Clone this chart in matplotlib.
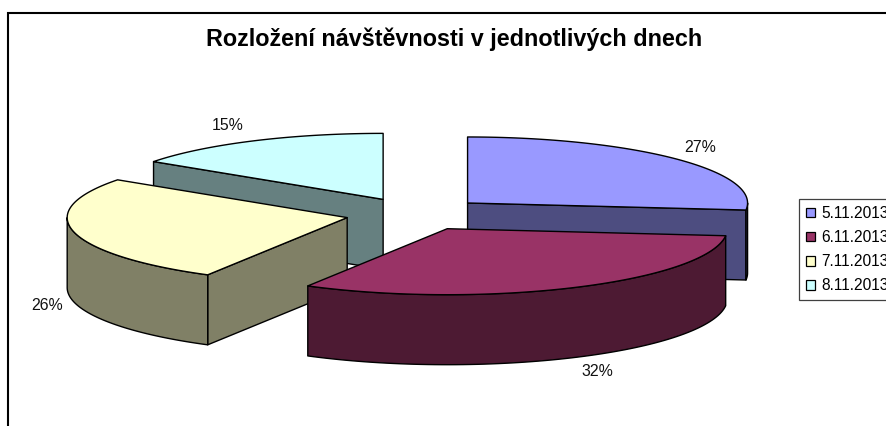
import numpy as np
import matplotlib
matplotlib.use('Agg')
import matplotlib.pyplot as plt
from matplotlib.patches import Polygon, Patch

plt.rcParams['font.family'] = ['Liberation Sans', 'DejaVu Sans']

days = ["5.11.2013", "6.11.2013", "7.11.2013", "8.11.2013"]
shares = [26.7, 31.6, 26.4, 15.3]
top_colors = ["#9999FF", "#993366", "#FFFFCC", "#CCFFFF"]
side_colors = ["#4D4D80", "#4D1A33", "#808066", "#668080"]
title = "Rozložení návštěvnosti v jednotlivých dnech"
label_pos = [(700, 147), (597, 371), (47, 305), (228, 126)]

# pie layout in pixels
cx, cy = 415.5, 214
rx, ry = 280, 66
depth = 70
explode = 0.25
draw_order = [3, 0, 2, 1]


def point(ox, oy, angle):
    return ox + rx * np.sin(angle), oy - ry * np.cos(angle)


def arc(ox, oy, a0, a1):
    t = np.linspace(a0, a1, 80)
    return np.column_stack(point(ox, oy, t))


fig = plt.figure(figsize=(8.87, 4.26), dpi=100)
ax = fig.add_axes([0, 0, 1, 1])
ax.set_xlim(0, 887)
ax.set_ylim(426, 0)
ax.axis("off")

edges = np.concatenate([[0], np.cumsum(shares)]) / sum(shares) * 2 * np.pi

for i in draw_order:
    a0, a1 = edges[i], edges[i + 1]
    mid = (a0 + a1) / 2
    ox = cx + explode * rx * np.sin(mid)
    oy = cy - explode * ry * np.cos(mid)

    # only the cut faces turned towards the viewer
    visible = []
    if a0 >= np.pi:
        visible.append(a0)
    if a1 <= np.pi:
        visible.append(a1)
    for a in visible:
        x, y = point(ox, oy, a)
        face = [(ox, oy), (x, y), (x, y + depth), (ox, oy + depth)]
        ax.add_patch(Polygon(face, fc=side_colors[i], ec="black", lw=1, joinstyle="round"))

    w0, w1 = max(a0, np.pi / 2), min(a1, 3 * np.pi / 2)
    if w1 > w0:
        upper = arc(ox, oy, w0, w1)
        lower = upper[::-1] + [0, depth]
        ax.add_patch(Polygon(np.vstack([upper, lower]), fc=side_colors[i], ec="black", lw=1,
                             joinstyle="round"))

    top = np.vstack([[(ox, oy)], arc(ox, oy, a0, a1)])
    ax.add_patch(Polygon(top, fc=top_colors[i], ec="black", lw=1, joinstyle="round"))

for share, (x, y) in zip(shares, label_pos):
    ax.text(x, y, f"{round(share)}%", fontsize=11.4, color="#111111", ha="center", va="center")

ax.text(454, 39, title, fontsize=16.8, fontweight="bold", ha="center", va="center")

# chart frame, bottom and right run off the picture
ax.plot([8, 8, 887], [426, 12.5, 12.5], color="black", lw=1.5, solid_joinstyle="miter")

handles = [Patch(fc=c, ec="black", lw=0.9) for c in top_colors]
leg = ax.legend(handles, days, loc="upper left", bbox_to_anchor=(799, 199),
                bbox_transform=ax.transData, fontsize=11.2, fancybox=False,
                framealpha=1, edgecolor="#404040", borderaxespad=0, borderpad=0.45,
                handlelength=0.6, handleheight=0.6, handletextpad=0.4, labelspacing=0.58)
leg.get_frame().set_linewidth(0.9)

fig.savefig("out.png", dpi=100)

Aim of the exercise:
Copy out the data above exactly, except the pictures.

Complete response:
Clone this chart in matplotlib.
import numpy as np
import matplotlib
matplotlib.use('Agg')
import matplotlib.pyplot as plt
from matplotlib.patches import Polygon, Patch

plt.rcParams['font.family'] = ['Liberation Sans', 'DejaVu Sans']

days = ["5.11.2013", "6.11.2013", "7.11.2013", "8.11.2013"]
shares = [26.7, 31.6, 26.4, 15.3]
top_colors = ["#9999FF", "#993366", "#FFFFCC", "#CCFFFF"]
side_colors = ["#4D4D80", "#4D1A33", "#808066", "#668080"]
title = "Rozložení návštěvnosti v jednotlivých dnech"
label_pos = [(700, 147), (597, 371), (47, 305), (228, 126)]

# pie layout in pixels
cx, cy = 415.5, 214
rx, ry = 280, 66
depth = 70
explode = 0.25
draw_order = [3, 0, 2, 1]


def point(ox, oy, angle):
    return ox + rx * np.sin(angle), oy - ry * np.cos(angle)


def arc(ox, oy, a0, a1):
    t = np.linspace(a0, a1, 80)
    return np.column_stack(point(ox, oy, t))


fig = plt.figure(figsize=(8.87, 4.26), dpi=100)
ax = fig.add_axes([0, 0, 1, 1])
ax.set_xlim(0, 887)
ax.set_ylim(426, 0)
ax.axis("off")

edges = np.concatenate([[0], np.cumsum(shares)]) / sum(shares) * 2 * np.pi

for i in draw_order:
    a0, a1 = edges[i], edges[i + 1]
    mid = (a0 + a1) / 2
    ox = cx + explode * rx * np.sin(mid)
    oy = cy - explode * ry * np.cos(mid)

    # only the cut faces turned towards the viewer
    visible = []
    if a0 >= np.pi:
        visible.append(a0)
    if a1 <= np.pi:
        visible.append(a1)
    for a in visible:
        x, y = point(ox, oy, a)
        face = [(ox, oy), (x, y), (x, y + depth), (ox, oy + depth)]
        ax.add_patch(Polygon(face, fc=side_colors[i], ec="black", lw=1, joinstyle="round"))

    w0, w1 = max(a0, np.pi / 2), min(a1, 3 * np.pi / 2)
    if w1 > w0:
        upper = arc(ox, oy, w0, w1)
        lower = upper[::-1] + [0, depth]
        ax.add_patch(Polygon(np.vstack([upper, lower]), fc=side_colors[i], ec="black", lw=1,
                             joinstyle="round"))

    top = np.vstack([[(ox, oy)], arc(ox, oy, a0, a1)])
    ax.add_patch(Polygon(top, fc=top_colors[i], ec="black", lw=1, joinstyle="round"))

for share, (x, y) in zip(shares, label_pos):
    ax.text(x, y, f"{round(share)}%", fontsize=11.4, color="#111111", ha="center", va="center")

ax.text(454, 39, title, fontsize=16.8, fontweight="bold", ha="center", va="center")

# chart frame, bottom and right run off the picture
ax.plot([8, 8, 887], [426, 12.5, 12.5], color="black", lw=1.5, solid_joinstyle="miter")

handles = [Patch(fc=c, ec="black", lw=0.9) for c in top_colors]
leg = ax.legend(handles, days, loc="upper left", bbox_to_anchor=(799, 199),
                bbox_transform=ax.transData, fontsize=11.2, fancybox=False,
                framealpha=1, edgecolor="#404040", borderaxespad=0, borderpad=0.45,
                handlelength=0.6, handleheight=0.6, handletextpad=0.4, labelspacing=0.58)
leg.get_frame().set_linewidth(0.9)

fig.savefig("out.png", dpi=100)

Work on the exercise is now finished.